Chez Microsoft, la mise à jour de Windows 10 consécutive au règlement européen présente le fait d’accepter la publicité ciblée comme une expérience positive, une idée brillante, plus optimiste et donc plus engageante qu’un défaitiste refus.

Microsoft joue sur l’optimisme en présentant positivement le fait d’accepter la publicité ciblée.

Récompenses et punitions

Dans leurs argumentations pour inciter les utilisateurs à autoriser la collecte de leurs données, Facebook, Google et Microsoft jouent aussi à récompenser les choix qu’ils considèrent comme corrects et à « punir » ceux qui lui sont défavorables avec des menaces. S’il refuse les conditions mises à jour, l’utilisateur n’a alors d’autre choix chez Facebook que de supprimer son compte.     

Facebook parie que l’utilisateur préfèrera accepter les nouvelles conditions d’utilisation que de supprimer son compte. En revanche, bon point pour Microsoft, qui explique que Windows offrira le même niveau de sécurité et de fonctionnement quel que soit le choix de l’utilisateur.

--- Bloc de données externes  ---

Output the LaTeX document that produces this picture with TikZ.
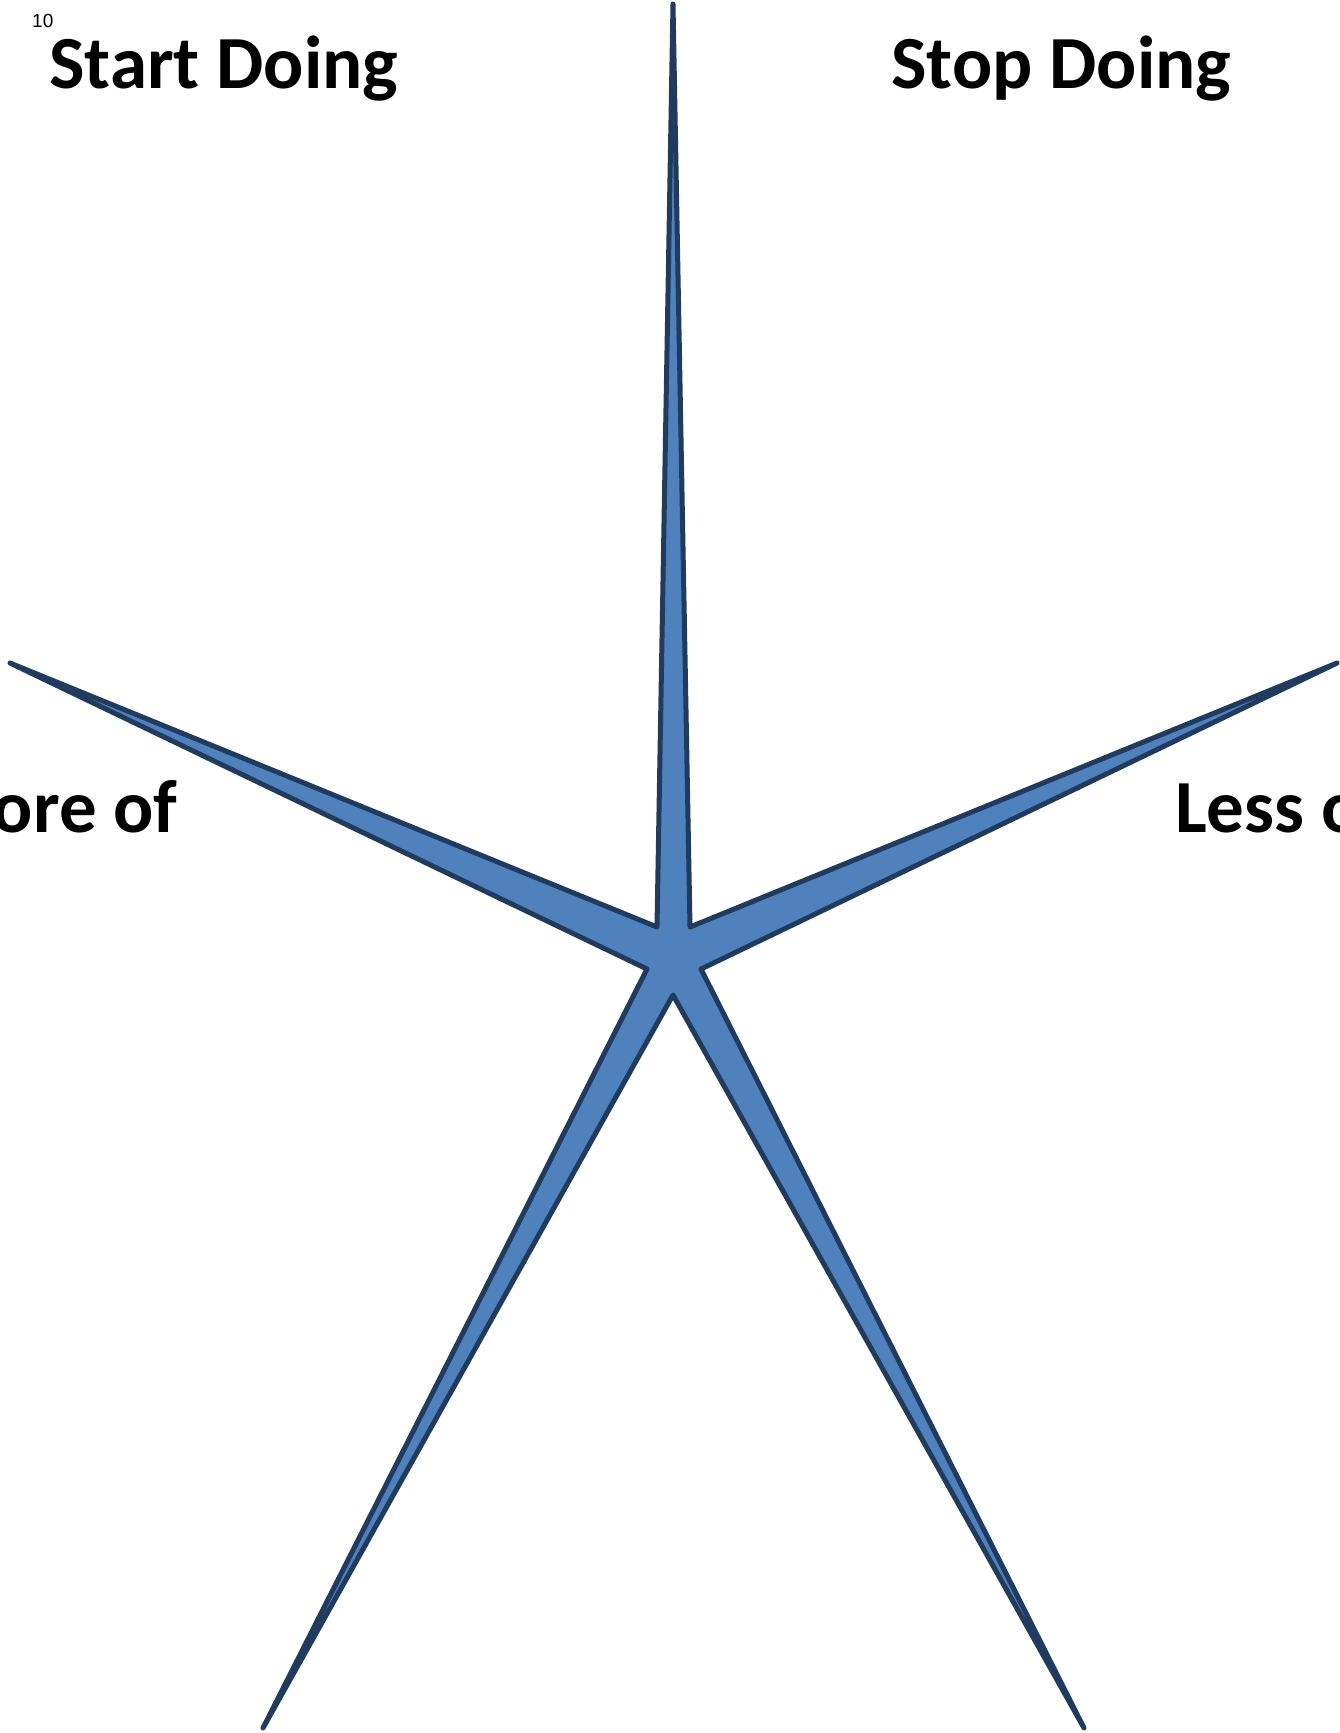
\documentclass[tikz,border=0pt]{standalone}
\usepackage{fontspec}
\setmainfont{Carlito}
\newfontfamily\pagefont{Liberation Sans}
\usetikzlibrary{positioning}
\definecolor{starfill}{HTML}{4F81BD}
\definecolor{starline}{HTML}{203B5E}
\tikzset{
  starshape/.style = {draw=starline, fill=starfill, line width=5pt,
                      line join=round},
  head/.style      = {font=\fontsize{75}{78}\selectfont\bfseries,
                      inner sep=0pt, anchor=base west},
  pagenum/.style   = {font=\pagefont\fontsize{19}{21}\selectfont,
                      inner sep=0pt, anchor=base west},
}
\begin{document}
\begin{tikzpicture}[x=1pt, y=-1pt]
  \useasboundingbox (0,0) rectangle (1340,1733);
  \begin{scope}
    \clip (0,0) rectangle (1340,1733);
    % five-pointed burst
    \draw[starshape]
      (673,4) -- (690,927) -- (1337,663) -- (701,969)
      -- (1084,1728) -- (673,995) -- (263,1728)
      -- (647,969) -- (10,663) -- (657,927) -- cycle;
    % labels
    \node[pagenum] (num)   at (32,27)    {10};
    \node[head]    (start) at (49,88)    {Start Doing};
    \node[head]    (stop)  at (891,88)   {Stop Doing};
    \node[head, anchor=base east] (more) at (178,832) {More of};
    \node[head]    (less)  at (1175,832) {Less of};
  \end{scope}
\end{tikzpicture}
\end{document}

Les conclusions de cette étude interrogent sur un point. Ces pratiques sont-elles vraiment en accord avec le RGPD ? Elles semblent non seulement contraires au « Privacy by default », mais, de surcroît, le texte du règlement est précis concernant la manière dont l’utilisateur donne son accord au recueil de ses données : la demande doit « être présentée sous une forme qui la distingue clairement », « compréhensible et aisément accessible, et formulée en des termes clairs et simples » (art. 7). Les astuces graphiques et sémantiques des géants du Web ne correspondent pas exactement à cette définition… C’est pourquoi l’UFC-Que Choisir a décidé d’interroger la Cnil (Commission nationale de l’informatique et des libertés) sur ces points.